§ Work to complete
Read through the data and count the lines that contain the string "this"; give only the result.
···
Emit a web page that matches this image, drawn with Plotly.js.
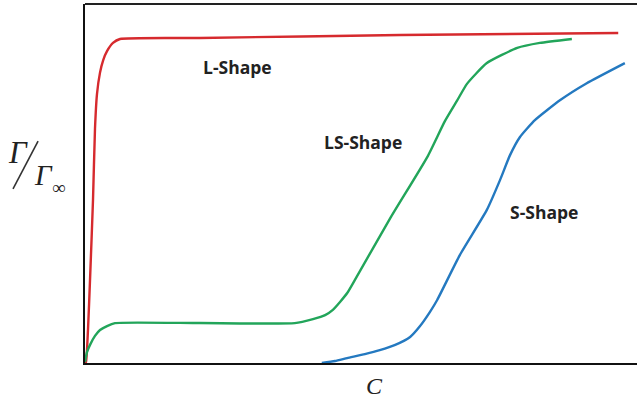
<!DOCTYPE html>
<html>
<head>
<meta charset="utf-8">
<script src="https://cdn.plot.ly/plotly-3.0.1.min.js"></script>
<style>html,body{margin:0;padding:0;background:#fff;}#chart{width:637px;height:404px;}</style>
</head>
<body>
<div id="chart"></div>
<script>
// Concentration C (relative units) and Γ/Γ∞ (percent of plateau)
const lShapeC = [0, 0.18, 0.54, 0.91, 1.45, 1.81, 2.17, 2.72, 3.3, 3.99, 5.07, 6.34, 20.8, 57.1, 96.6];
const lShapeG = [0, 0.3, 10, 25.2, 49.4, 71.0, 81.5, 88.0, 91.8, 94.5, 97.0, 98.2, 98.5, 99.4, 100];

const lsShapeC = [0, 0.36, 0.91, 1.81, 2.72, 3.99, 5.43, 20.8, 38.0, 41.3, 43.5, 44.9, 46.2, 47.5, 48.9, 55.3, 62.0, 65.2, 67.4, 69.2, 72.8, 78.3, 82.4, 88.2];
const lsShapeG = [0.3, 3.3, 5.5, 8.2, 10, 11.2, 12.1, 12.1, 12.1, 13.3, 14.5, 16.1, 18.5, 21.2, 25.2, 43.9, 62.4, 73.3, 79.5, 84.6, 90.9, 95.5, 97.0, 98.2];

const sShapeC = [42.9, 45.3, 47.5, 50.7, 53.4, 56.2, 58.9, 60.7, 62.5, 63.8, 67.9, 72.8, 75.2, 77.0, 78.8, 81.5, 86.1, 90.9, 97.8];
const sShapeG = [0, 0.6, 1.5, 2.7, 3.9, 5.5, 7.9, 11.2, 15.5, 19.1, 32.7, 46.4, 55.5, 63.0, 68.5, 73.6, 79.7, 84.8, 90.9];

const seriesNames = ['L-Shape', 'LS-Shape', 'S-Shape'];
const labelC = [27.7, 50.4, 83.2];
const labelG = [89.7, 66.9, 45.8];

const traces = [
  {x: lShapeC, y: lShapeG, name: seriesNames[0], mode: 'lines', line: {color: '#d62a2e', width: 2.4, shape: 'spline', smoothing: 0.5}},
  {x: lsShapeC, y: lsShapeG, name: seriesNames[1], mode: 'lines', line: {color: '#22a55a', width: 2.4, shape: 'spline', smoothing: 0.5}},
  {x: sShapeC, y: sShapeG, name: seriesNames[2], mode: 'lines', line: {color: '#2479c0', width: 2.4, shape: 'spline', smoothing: 0.5}}
];

const labelFont = {family: 'Open Sans', size: 17.5, color: '#222'};
const serif = 'Liberation Serif';
const annotations = seriesNames.map((n, i) => ({
  x: labelC[i], y: labelG[i], xref: 'x', yref: 'y', text: '<b>' + n + '</b>',
  showarrow: false, font: labelFont, xanchor: 'center', yanchor: 'middle'
}));
annotations.push(
  {x: 0.525, y: -0.063, xref: 'paper', yref: 'paper', text: '<i>C</i>', showarrow: false,
   font: {family: serif, size: 24, color: '#222'}, xanchor: 'center', yanchor: 'middle'},
  {x: -0.1214, y: 0.585, xref: 'paper', yref: 'paper', text: '<i>Γ</i>', showarrow: false,
   font: {family: serif, size: 31, color: '#222'}, xanchor: 'center', yanchor: 'middle'},
  {x: -0.0743, y: 0.524, xref: 'paper', yref: 'paper', text: '<i>Γ</i>', showarrow: false,
   font: {family: serif, size: 29, color: '#222'}, xanchor: 'center', yanchor: 'middle'},
  {x: -0.0471, y: 0.49, xref: 'paper', yref: 'paper', text: '∞', showarrow: false,
   font: {family: serif, size: 19, color: '#222'}, xanchor: 'center', yanchor: 'middle'}
);

const layout = {
  width: 637, height: 404,
  margin: {l: 85, r: 0, t: 4, b: 41, pad: 0},
  paper_bgcolor: '#fff', plot_bgcolor: '#fff',
  showlegend: false,
  xaxis: {range: [0, 100], showgrid: false, zeroline: false, showticklabels: false, ticks: '',
          showline: true, linecolor: '#111', linewidth: 2},
  yaxis: {range: [0, 108.8], showgrid: false, zeroline: false, showticklabels: false, ticks: '',
          showline: true, linecolor: '#111', linewidth: 2},
  shapes: [
    {type: 'line', xref: 'paper', yref: 'paper', x0: 0, x1: 1, y0: 1, y1: 1, line: {color: '#222', width: 2}},
    {type: 'line', xref: 'paper', yref: 'paper', x0: -0.1304, y0: 0.485, x1: -0.085, y1: 0.618, line: {color: '#333', width: 1.6}}
  ],
  annotations: annotations
};

Plotly.newPlot('chart', traces, layout, {displayModeBar: false, staticPlot: true});
</script>
</body>
</html>
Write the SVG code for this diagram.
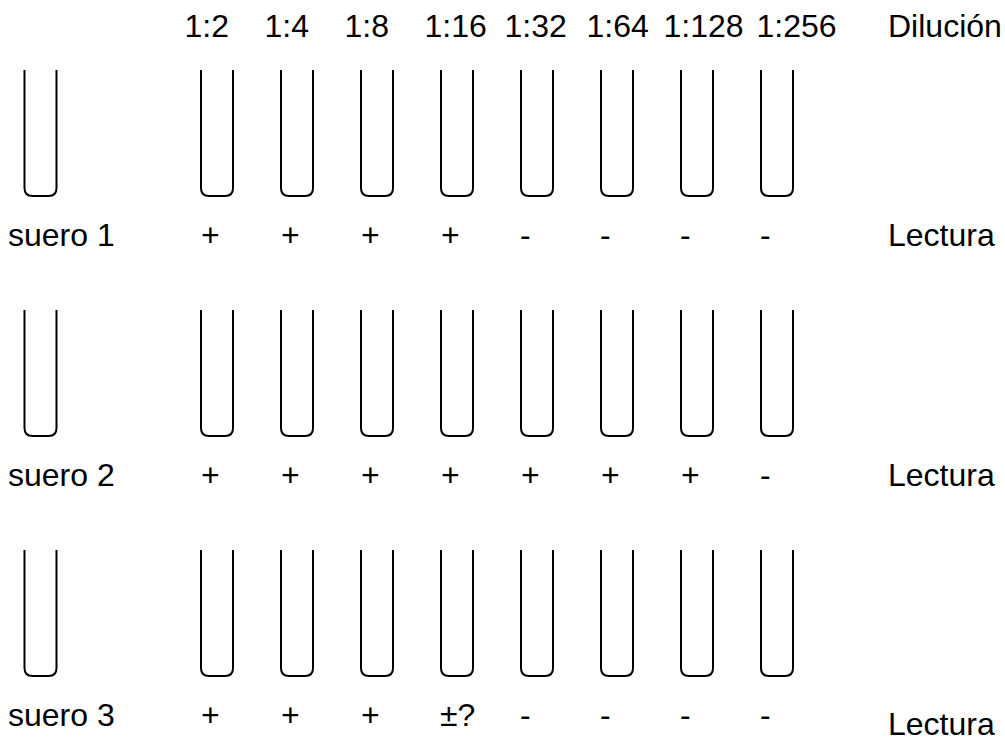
···
§ Problem solution
2